Maricio is a musician and street performer who enacts what he calls “interventions” within the city’s subways and public plazas. The interventions are a form of street performance meant to reorganize the mundane patterns of existence. Lazaro is best known for his Police Car Quartet, an art project he designed and executed in Mexico city in 2009 when he arranged to have four police cars form a public concert with their sirens. The aim of the event was to awaken pedestrians to the city’s soundscape and invite them to re-conceptualise the noises of everyday life. See a link to his work here: (www.fluxfactory.org/events/how-to-make-music-with-police-cars-and-get-away-with-it/)

I asked Lazaro why he thought his type of performance was important in Mexico City. He said he thought that the power of street performers was waning. He told us about Mexico’s famous barrel organists, which are found on the streets in almost every main plaza in the city. The organists wear khaki suits and stand behind hand-cranked music boxes, cranking out traditional Mexican tunes.
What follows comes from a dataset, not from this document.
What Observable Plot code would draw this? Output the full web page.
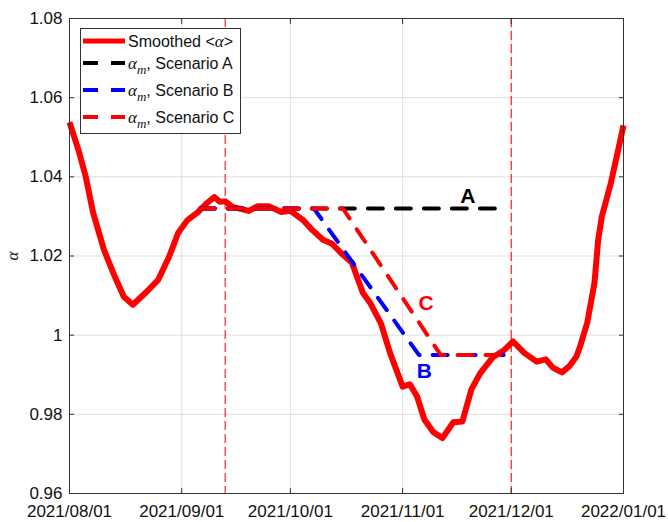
<!DOCTYPE html>
<html><head><meta charset="utf-8">
<script src="https://cdn.jsdelivr.net/npm/d3@7"></script>
<script src="https://cdn.jsdelivr.net/npm/@observablehq/plot@0.6"></script>
<style>
body{margin:0;background:#fff}
#chart{position:relative;width:668px;height:522px}
</style>
</head><body><div id="chart"></div>
<script>
// Smoothed <alpha> curve
const curveDates = ["2021-08-01","2021-08-03T12:00Z","2021-08-05T12:00Z","2021-08-07T12:00Z","2021-08-10T12:00Z","2021-08-13T12:00Z","2021-08-16","2021-08-18T12:00Z","2021-08-22","2021-08-25T12:00Z","2021-08-28T12:00Z","2021-08-31","2021-09-02T12:00Z","2021-09-05T12:00Z","2021-09-08","2021-09-10","2021-09-11T12:00Z","2021-09-13","2021-09-15","2021-09-19T12:00Z","2021-09-22","2021-09-25","2021-09-28T12:00Z","2021-10-01","2021-10-04T12:00Z","2021-10-07","2021-10-10","2021-10-12T12:00Z","2021-10-15T12:00Z","2021-10-18","2021-10-21","2021-10-23","2021-10-26","2021-10-28T12:00Z","2021-11-01","2021-11-03","2021-11-05","2021-11-07","2021-11-09T12:00Z","2021-11-12","2021-11-15","2021-11-17T12:00Z","2021-11-20","2021-11-22T12:00Z","2021-11-26","2021-11-29","2021-12-01T12:00Z","2021-12-04T12:00Z","2021-12-08","2021-12-10T12:00Z","2021-12-12T12:00Z","2021-12-15","2021-12-17","2021-12-19","2021-12-20","2021-12-22","2021-12-24","2021-12-25","2021-12-26","2021-12-28T12:00Z","2021-12-30T12:00Z","2022-01-01"];
const curveValues = [1.0538,1.0467,1.040,1.031,1.0216,1.0148,1.0097,1.0077,1.0107,1.014,1.0198,1.0258,1.029,1.0311,1.0334,1.0349,1.0337,1.0338,1.0324,1.0314,1.0326,1.0326,1.0311,1.0314,1.0291,1.0266,1.0241,1.0231,1.0203,1.0183,1.0107,1.0082,1.003,0.9956,0.987,0.9876,0.9845,0.9787,0.9755,0.974,0.978,0.9782,0.9863,0.9905,0.9945,0.9962,0.9984,0.9956,0.9933,0.9939,0.9918,0.9906,0.9921,0.9946,0.9971,1.0032,1.0133,1.024,1.0299,1.0384,1.0467,1.053];

// Scenario lines (alpha_m)
const scenADates = ["2021-09-06","2021-11-30"];
const scenAValues = [1.032,1.032];
const scenBDates = ["2021-09-06","2021-10-07T12:00Z","2021-11-05T12:00Z","2021-11-30"];
const scenBValues = [1.032,1.032,0.995,0.995];
const scenCDates = ["2021-09-06","2021-10-15T12:00Z","2021-11-11T12:00Z","2021-11-30"];
const scenCValues = [1.032,1.032,0.995,0.995];

// vertical markers
const vlineDates = ["2021-09-13","2021-12-01"];

// annotations
const annoText = ["A","B","C"];
const annoDates = ["2021-11-19","2021-11-07","2021-11-07T12:00Z"];
const annoValues = [1.035,0.991,1.008];
const annoColors = ["#000000","#0000ff","#ff0000"];

// ticks
const xTickDates = ["2021-08-01","2021-09-01","2021-10-01","2021-11-01","2021-12-01","2022-01-01"];
const xTickLabels = ["2021/08/01","2021/09/01","2021/10/01","2021/11/01","2021/12/01","2022/01/01"];
const yTicks = [0.96,0.98,1,1.02,1.04,1.06,1.08];
const yTickLabels = ["0.96","0.98","1","1.02","1.04","1.06","1.08"];

// legend
const legendLabels = ["Smoothed", "Scenario A", "Scenario B", "Scenario C"];
const legendColors = ["#ff0000","#000000","#0000ff","#ff0000"];

const P = s => new Date(s);
const toRows = (ds, vs) => ds.map((d,i)=>({date:P(d), value:vs[i]}));
const curve = toRows(curveDates, curveValues);
const scenA = toRows(scenADates, scenAValues);
const scenB = toRows(scenBDates, scenBValues);
const scenC = toRows(scenCDates, scenCValues);
const anno = annoText.map((t,i)=>({t, date:P(annoDates[i]), value:annoValues[i], c:annoColors[i]}));
const xTicks = xTickDates.map(P);
const xFmt = d => xTickLabels[xTicks.findIndex(t => +t === +d)];
const yFmt = d => yTickLabels[yTicks.findIndex(t => Math.abs(t-d) < 1e-9)];

const dash = "15,13";
const plot = Plot.plot({
  width: 668, height: 522,
  marginLeft: 69, marginRight: 45, marginTop: 18, marginBottom: 29,
  style: {fontFamily: "'Liberation Sans', Arial, sans-serif", fontSize: "17px", background: "#fff", overflow: "visible", color: "#222"},
  x: {type: "utc", domain: [P("2021-08-01"), P("2022-01-01")], label: null},
  y: {domain: [0.96, 1.08], label: null},
  marks: [
    Plot.gridX(xTicks, {stroke: "#000", strokeOpacity: 0.13, strokeWidth: 1}),
    Plot.gridY(yTicks, {stroke: "#000", strokeOpacity: 0.13, strokeWidth: 1}),
    Plot.ruleX(vlineDates.map(P), {stroke: "#ff0000", strokeOpacity: 0.8, strokeWidth: 1.3, strokeDasharray: "9,4"}),
    Plot.line(curve, {x: "date", y: "value", stroke: "#ff0000", strokeWidth: 6, strokeLinejoin: "round", strokeLinecap: "butt"}),
    Plot.line(scenA, {x: "date", y: "value", stroke: "#000", strokeWidth: 4, strokeDasharray: dash}),
    Plot.line(scenB, {x: "date", y: "value", stroke: "#0000ff", strokeWidth: 4, strokeDasharray: dash}),
    Plot.line(scenC, {x: "date", y: "value", stroke: "#ff0000", strokeWidth: 4, strokeDasharray: dash}),
    Plot.text(anno, {x: "date", y: "value", text: "t", fill: "c", fontSize: 21, fontWeight: "bold", fontFamily: "'Liberation Sans', Arial, sans-serif"}),
    Plot.frame({stroke: "#333", strokeWidth: 1}),
    Plot.axisX(xTicks, {anchor: "bottom", tickSize: -5, tickFormat: () => "", stroke: "#333"}),
    Plot.axisX(xTicks, {anchor: "top", tickSize: -5, tickFormat: () => "", stroke: "#333"}),
    Plot.axisY(yTicks, {anchor: "left", tickSize: -5, tickFormat: () => "", stroke: "#333"}),
    Plot.axisY(yTicks, {anchor: "right", tickSize: -5, tickFormat: () => "", stroke: "#333"}),
    Plot.axisX(xTicks, {anchor: "bottom", tickSize: 0, tickPadding: 11, tickFormat: xFmt, fontSize: 17, fill: "#111"}),
    Plot.axisY(yTicks, {anchor: "left", tickSize: 0, tickPadding: 7, tickFormat: yFmt, fontSize: 17, fill: "#111"})
  ]
});
document.getElementById("chart").appendChild(plot);

const svg = d3.select(plot);
// y-axis label
svg.append("text").attr("transform", "translate(18,256) rotate(-90)")
  .attr("text-anchor", "middle").attr("font-family", "'Liberation Serif', 'DejaVu Serif', serif")
  .attr("font-style", "italic").attr("font-size", 17).attr("fill", "#222").text("α");

// legend
const lg = svg.append("g").attr("text-anchor", "start");
lg.append("rect").attr("x", 80.5).attr("y", 28.5).attr("width", 160).attr("height", 105)
  .attr("fill", "#fff").attr("stroke", "#333").attr("stroke-width", 1);
const rowsY = [41, 63, 90, 117];
const serif = "'Liberation Serif', 'DejaVu Serif', serif";
const sans = "'Liberation Sans', Arial, sans-serif";
rowsY.forEach((y, i) => {
  lg.append("line").attr("x1", 83).attr("x2", 125).attr("y1", y).attr("y2", y)
    .attr("stroke", legendColors[i]).attr("stroke-width", i === 0 ? 5 : 4)
    .attr("stroke-dasharray", i === 0 ? null : dash);
  const t = lg.append("text").attr("x", 128).attr("y", y + 5.5).attr("text-anchor", "start")
    .attr("font-family", sans).attr("font-size", 16).attr("fill", "#111");
  if (i === 0) {
    t.append("tspan").text(legendLabels[0] + " <");
    t.append("tspan").attr("font-family", serif).attr("font-style", "italic").attr("font-size", 17).text("α");
    t.append("tspan").text(">");
  } else {
    t.append("tspan").attr("font-family", serif).attr("font-style", "italic").attr("font-size", 17).text("α");
    t.append("tspan").attr("font-family", serif).attr("font-style", "italic").attr("font-size", 13).attr("dy", 5).text("m");
    t.append("tspan").attr("dy", -5).text(", " + legendLabels[i]);
  }
});
</script>
</body></html>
These organ players are such an integral part of the Mexican urban environment that for many Mexicans their presence and the music they make has become an almost invisible (or ignorable) fixture on the street. But Lazaro explained that when he commissioned a few of the organists to play for a group of inmates in a local prison, many of the prisoners were moved to tears with nostalgia for the characteristic sound of Mexican streets.

Unfortunately, the organs are waning in popularity and Lazaro believes it’s because newer generations can’t relate anymore to the traditional songs the organs play. “If we put more poplar songs in them, songs people recognize as part of their personal musical history, then the organs will not disappear.” But, as soon as he said this, as if to test his own theory, he turned to a couple sitting on a bench behind us and tapped out the rhythm of a traditional Mexican folk song by clapping his hands against his body and making clicking, humming sounds with his mouth. The couple recognized the song and smiled appreciatively.

A few days later, Lazaro made music with his body again. In a planned “intervention”, he entered Insurgentes metro station through the turnstiles and stood for a moment readying himself. Soon he began slapping his chest and thighs and making a loud popping sound by clapping cupped hands close to his puckered lips. His performance lasted about three minutes before police arrived to escort him out of the subway. But before his performance was interrupted, many commuters stopped what they were doing to watch him. Some seemed confused and embarrassed, some seemed alarmed, and some smiled and nodded their heads to Lazaro’s unusual rhythm. Lazaro obeyed the police and politely left the metro station to the sound of modest applause.